Taking the fight to Fibre Channel

No VC is going to fund a start-up intent on attacking EMC's SAN array heartland with a disk drive array - who would be that foolish - but a flash array which outperforms VMAX/VNX and costs less? Now you're talking - if it's for real.

Pure Storage is confident that it has the technology to beat EMC, Dell, HDS, HP, IBM and NetApp Fibre Channel SAN arrays. We've described the technology previously, but to recap, it's an all-flash array with thin-provisioning, compression and deduplication to enable its cost/GB to be lower than SAN disk arrays.

Product VP Matt Kixmoeller said at a press briefing: "We saw a lot of flash start-ups over the past couple of years - but they were blinded by performance. We thought the biggest obstacle was economics."

It's not sufficient to have the technology and the economics alone though; credibility is key when you're selling mission-critical arrays to enterprises used to dealing with rock solid suppliers like EMC and the like. Pure is pursuing that by conducting very open and lengthy alpha and beta testing.

Kixmoeller said: "We're certifying beta release runs on four platforms and variants. We've spent millions on interoperability testing." There are some 40 companies beta testing Pure's product, which could ship in the second quarter next year, and testing started one-and-a-half years ago.

Pure is even publishing case studies of some beta testers, such as eMeter. This is generally unheard of in the industry.

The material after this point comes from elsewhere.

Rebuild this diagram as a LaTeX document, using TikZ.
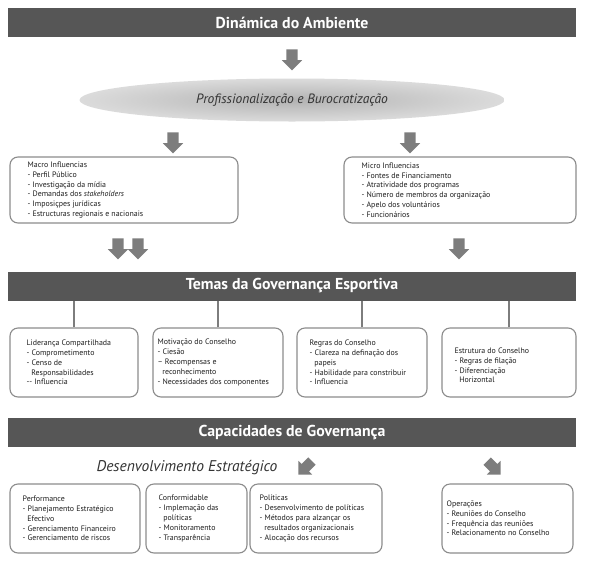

Our feeling is that Pure will probably bring out TPC benchmarks; another credibility booster.

Software smarts

Pure is developing extremely clever software to drive its off-the-shelf consumer-class multi-level cell (MLC) flash to both perform fast and dependably, and have a robust working life. It's carrying out extensive profiling of Samsung NAND drives, working closely with Samsung, and investor and the main one of its two flash suppliers, the other being STEC with a customised ZeusIOPS card.

Pure Storage array

Pure Storage array

It is tuning its software so that it manages its writes to the drive to reduce write amplification and avoid brief period when a drive can't write through internal activity, switching writes to other drives and then back again. Technology director Michael Cornwell said: "We have 1 per cent over-provisioning. Our write pattern means the drive never has to do internal garbage collection ... We run garbage collection globally over the entire array ... It's all about reducing latency. Every millisecond/microsecond is sacred to applications."

Pure seems to be a reprise of 3PAR in its approach: going for the Fibre Channel SAN jugular. It is going to say to EMC customers: "Don't buy a VMAX or VNX. Buy one of our arrays and get better than EMC performance for less money but the same enterprise-class reliability, availability, service and support". It knows it has to have a compelling proposition to prise customers away from the comfort blankets provided by HDS, HP, IBM and the other top SAN storage array providers.